— Start Records for this exercise —

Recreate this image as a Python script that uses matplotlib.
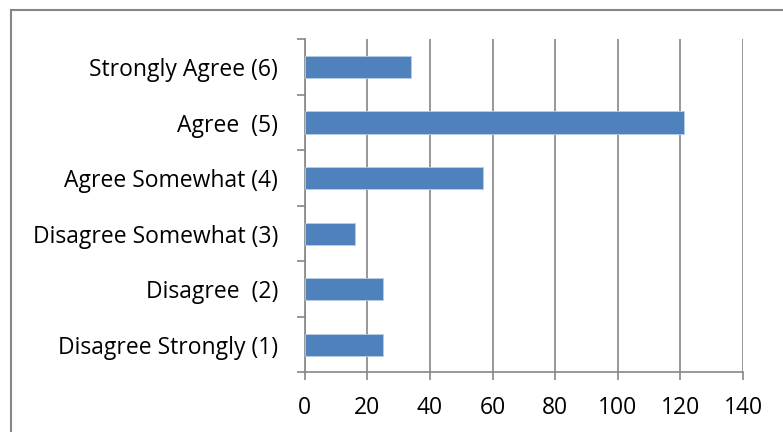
import matplotlib.pyplot as plt
from matplotlib.lines import Line2D

# survey responses, bottom to top
categories = [
    "Disagree Strongly (1)",
    "Disagree  (2)",
    "Disagree Somewhat (3)",
    "Agree Somewhat (4)",
    "Agree  (5)",
    "Strongly Agree (6)",
]
counts = [25, 25, 16, 57, 121, 34]
x_ticks = [0, 20, 40, 60, 80, 100, 120, 140]

plt.rcParams['font.family'] = ['Open Sans', 'DejaVu Sans']

fig = plt.figure(figsize=(7.83, 4.32), dpi=100)
ax = fig.add_axes([0.389, 0.138, 0.560, 0.771])

grey = '#868686'
ypos = list(range(len(categories)))
ax.barh(ypos, counts, height=0.4, color='#4F81BD', edgecolor='#B9CDE5',
        linewidth=0.6, zorder=3)

ax.set_xlim(0, 140)
ax.set_ylim(-0.5, len(categories) - 0.5)
ax.set_xticks(x_ticks)
ax.set_xticklabels([str(t) for t in x_ticks], fontsize=16.5)
ax.grid(axis='x', color=grey, linewidth=1.2, zorder=0)

# category labels at the centres, tick marks at the boundaries
ax.set_yticks([i - 0.5 for i in range(len(categories) + 1)])
ax.set_yticklabels([])
ax.set_yticks(ypos, minor=True)
ax.set_yticklabels(categories, minor=True, fontsize=16.5)
ax.tick_params(axis='y', which='minor', length=0, pad=19)
ax.tick_params(axis='y', which='major', length=6, width=1.2, color=grey,
               direction='out')
ax.tick_params(axis='x', length=6, width=1.2, color=grey, pad=11)

for side in ('top', 'right'):
    ax.spines[side].set_visible(False)
for side in ('left', 'bottom'):
    ax.spines[side].set_color(grey)
    ax.spines[side].set_linewidth(1.2)

# chart area border (cropped on the right and bottom)
fig.add_artist(Line2D([10.5 / 783, 10.5 / 783], [0, 1 - 9.5 / 432],
                      color=grey, linewidth=1.5))
fig.add_artist(Line2D([10.5 / 783, 1], [1 - 9.5 / 432, 1 - 9.5 / 432],
                      color=grey, linewidth=1.5))

fig.savefig('out.png', dpi=100)
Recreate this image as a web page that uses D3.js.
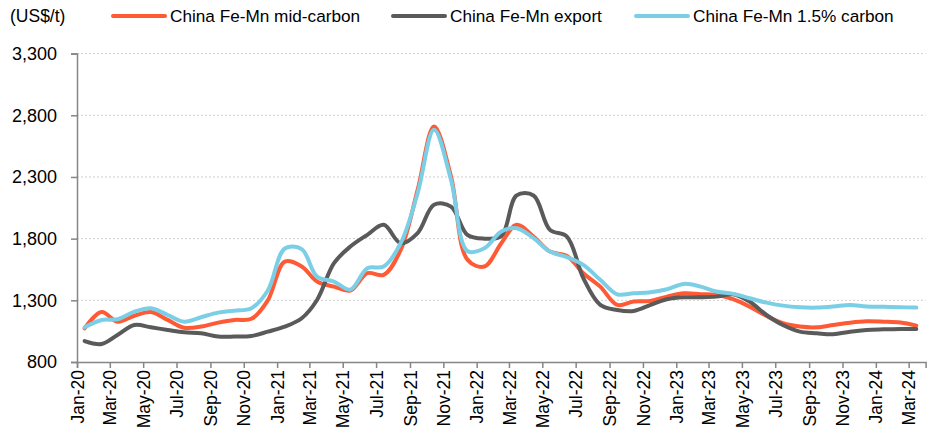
<!DOCTYPE html>
<html>
<head>
<meta charset="utf-8">
<script src="https://cdn.jsdelivr.net/npm/d3@7"></script>
<style>
  body { margin: 0; background: #fff; }
  text { font-family: "Liberation Sans", Arial, sans-serif; fill: #000; }
</style>
</head>
<body>
<div id="chart"></div>
<script>
// months (one point per month, plotted mid-month like the original)
const months = ["Jan-20","Feb-20","Mar-20","Apr-20","May-20","Jun-20","Jul-20","Aug-20","Sep-20","Oct-20","Nov-20","Dec-20",
  "Jan-21","Feb-21","Mar-21","Apr-21","May-21","Jun-21","Jul-21","Aug-21","Sep-21","Oct-21","Nov-21","Dec-21",
  "Jan-22","Feb-22","Mar-22","Apr-22","May-22","Jun-22","Jul-22","Aug-22","Sep-22","Oct-22","Nov-22","Dec-22",
  "Jan-23","Feb-23","Mar-23","Apr-23","May-23","Jun-23","Jul-23","Aug-23","Sep-23","Oct-23","Nov-23","Dec-23",
  "Jan-24","Feb-24","Mar-24"];

const midCarbon = [1073,1205,1127,1175,1205,1141,1078,1087,1119,1141,1150,1300,
  1614,1574,1452,1411,1379,1520,1506,1709,2196,2710,2304,1630,
  1574,1763,1912,1817,1695,1660,1520,1411,1263,1290,1295,1330,
  1357,1350,1344,1309,1249,1173,1114,1087,1081,1100,1119,1130,
  1127,1120,1095];

const exportPrice = [970,946,1019,1100,1081,1060,1041,1033,1006,1006,1011,1046,
  1087,1155,1303,1601,1736,1831,1912,1763,1845,2075,2060,1830,
  1800,1820,2150,2150,1871,1817,1480,1263,1222,1214,1263,1309,
  1325,1325,1330,1349,1290,1181,1100,1046,1033,1025,1046,1060,
  1065,1068,1068];

const carbon15 = [1081,1141,1146,1208,1236,1181,1127,1163,1200,1216,1236,1380,
  1720,1715,1492,1452,1387,1560,1574,1763,2169,2683,2277,1700,
  1722,1858,1885,1804,1695,1650,1587,1466,1349,1357,1365,1390,
  1433,1411,1371,1352,1317,1281,1257,1244,1241,1249,1263,1249,
  1247,1244,1241];

const seriesNames = ["China Fe-Mn mid-carbon", "China Fe-Mn export", "China Fe-Mn 1.5% carbon"];
const seriesColors = ["#FF5A36", "#5A5A5A", "#7ACFE6"];
const yTicks = [800, 1300, 1800, 2300, 2800, 3300];
const xTickLabels = ["Jan-20","Mar-20","May-20","Jul-20","Sep-20","Nov-20","Jan-21","Mar-21","May-21","Jul-21","Sep-21","Nov-21",
  "Jan-22","Mar-22","May-22","Jul-22","Sep-22","Nov-22","Jan-23","Mar-23","May-23","Jul-23","Sep-23","Nov-23","Jan-24","Mar-24"];

const width = 941, height = 434;
const parse = d3.timeParse("%b-%y");

const svg = d3.select("#chart").append("svg")
  .attr("width", width)
  .attr("height", height);

const x = d3.scaleTime()
  .domain([parse("Jan-20"), parse("Apr-24")])
  .range([77, 925.6]);

const y = d3.scaleLinear()
  .domain([800, 3300])
  .range([362, 53.6]);

// gridlines
svg.append("g")
  .selectAll("line")
  .data(yTicks.slice(1))
  .join("line")
  .attr("x1", x.range()[0])
  .attr("x2", x.range()[1])
  .attr("y1", d => y(d))
  .attr("y2", d => y(d))
  .attr("stroke", "#d0d0d0")
  .attr("stroke-width", 1)
  .attr("stroke-dasharray", "2,2");

// y axis
const yAxis = svg.append("g")
  .attr("transform", `translate(${x.range()[0]},0)`)
  .call(d3.axisLeft(y).tickValues(yTicks).tickFormat(d3.format(",")).tickSize(6).tickPadding(14));

// x axis
const xAxis = svg.append("g")
  .attr("transform", `translate(0,${y.range()[0]})`)
  .call(d3.axisBottom(x).tickValues(xTickLabels.map(parse)).tickFormat(d3.timeFormat("%b-%y")).tickSize(6));

xAxis.selectAll("text")
  .attr("transform", "rotate(-90)")
  .attr("text-anchor", "end")
  .attr("x", -8)
  .attr("y", 0)
  .attr("dy", "0.35em");

[yAxis, xAxis].forEach(a => {
  a.select(".domain").attr("stroke", "#868686").attr("stroke-width", 1.5);
  a.selectAll(".tick line").attr("stroke", "#868686").attr("stroke-width", 1.5);
  a.selectAll("text").style("font-family", "'Liberation Sans', Arial, sans-serif").attr("fill", "#000");
});
yAxis.selectAll("text").style("font-size", "18px");
xAxis.selectAll("text").style("font-size", "17.5px");

// lines
const allSeries = [midCarbon, exportPrice, carbon15];
const line = d3.line()
  .x((d, i) => x(d3.timeDay.offset(parse(months[i]), 14)))
  .y(d => y(d))
  .curve(d3.curveCatmullRom);

svg.append("g")
  .selectAll("path")
  .data(allSeries)
  .join("path")
  .attr("d", d => line(d))
  .attr("fill", "none")
  .attr("stroke", (d, i) => seriesColors[i])
  .attr("stroke-width", 4)
  .attr("stroke-linejoin", "round")
  .attr("stroke-linecap", "round");

// unit label
svg.append("text")
  .attr("x", 10)
  .attr("y", 22)
  .style("font-size", "17.5px")
  .text("(US$/t)");

// legend
const legendX = [113, 393, 636];
const legend = svg.append("g")
  .selectAll("g")
  .data(seriesNames)
  .join("g")
  .attr("transform", (d, i) => `translate(${legendX[i]},16)`);

legend.append("line")
  .attr("x1", 0)
  .attr("x2", 52)
  .attr("stroke", (d, i) => seriesColors[i])
  .attr("stroke-width", 4)
  .attr("stroke-linecap", "round");

legend.append("text")
  .attr("x", 57)
  .attr("dy", "0.35em")
  .style("font-size", "17.2px")
  .text(d => d);
</script>
</body>
</html>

— End Records for this exercise —

## Task goal
Your task is to reproduce exactly the lines from the start of the data above through the line containing "ax.grid(axis='x', color=grey, linewidth=1.2, zorder=0)", leaving every picture out.

## Reply to the exercise
Recreate this image as a Python script that uses matplotlib.
import matplotlib.pyplot as plt
from matplotlib.lines import Line2D

# survey responses, bottom to top
categories = [
    "Disagree Strongly (1)",
    "Disagree  (2)",
    "Disagree Somewhat (3)",
    "Agree Somewhat (4)",
    "Agree  (5)",
    "Strongly Agree (6)",
]
counts = [25, 25, 16, 57, 121, 34]
x_ticks = [0, 20, 40, 60, 80, 100, 120, 140]

plt.rcParams['font.family'] = ['Open Sans', 'DejaVu Sans']

fig = plt.figure(figsize=(7.83, 4.32), dpi=100)
ax = fig.add_axes([0.389, 0.138, 0.560, 0.771])

grey = '#868686'
ypos = list(range(len(categories)))
ax.barh(ypos, counts, height=0.4, color='#4F81BD', edgecolor='#B9CDE5',
        linewidth=0.6, zorder=3)

ax.set_xlim(0, 140)
ax.set_ylim(-0.5, len(categories) - 0.5)
ax.set_xticks(x_ticks)
ax.set_xticklabels([str(t) for t in x_ticks], fontsize=16.5)
ax.grid(axis='x', color=grey, linewidth=1.2, zorder=0)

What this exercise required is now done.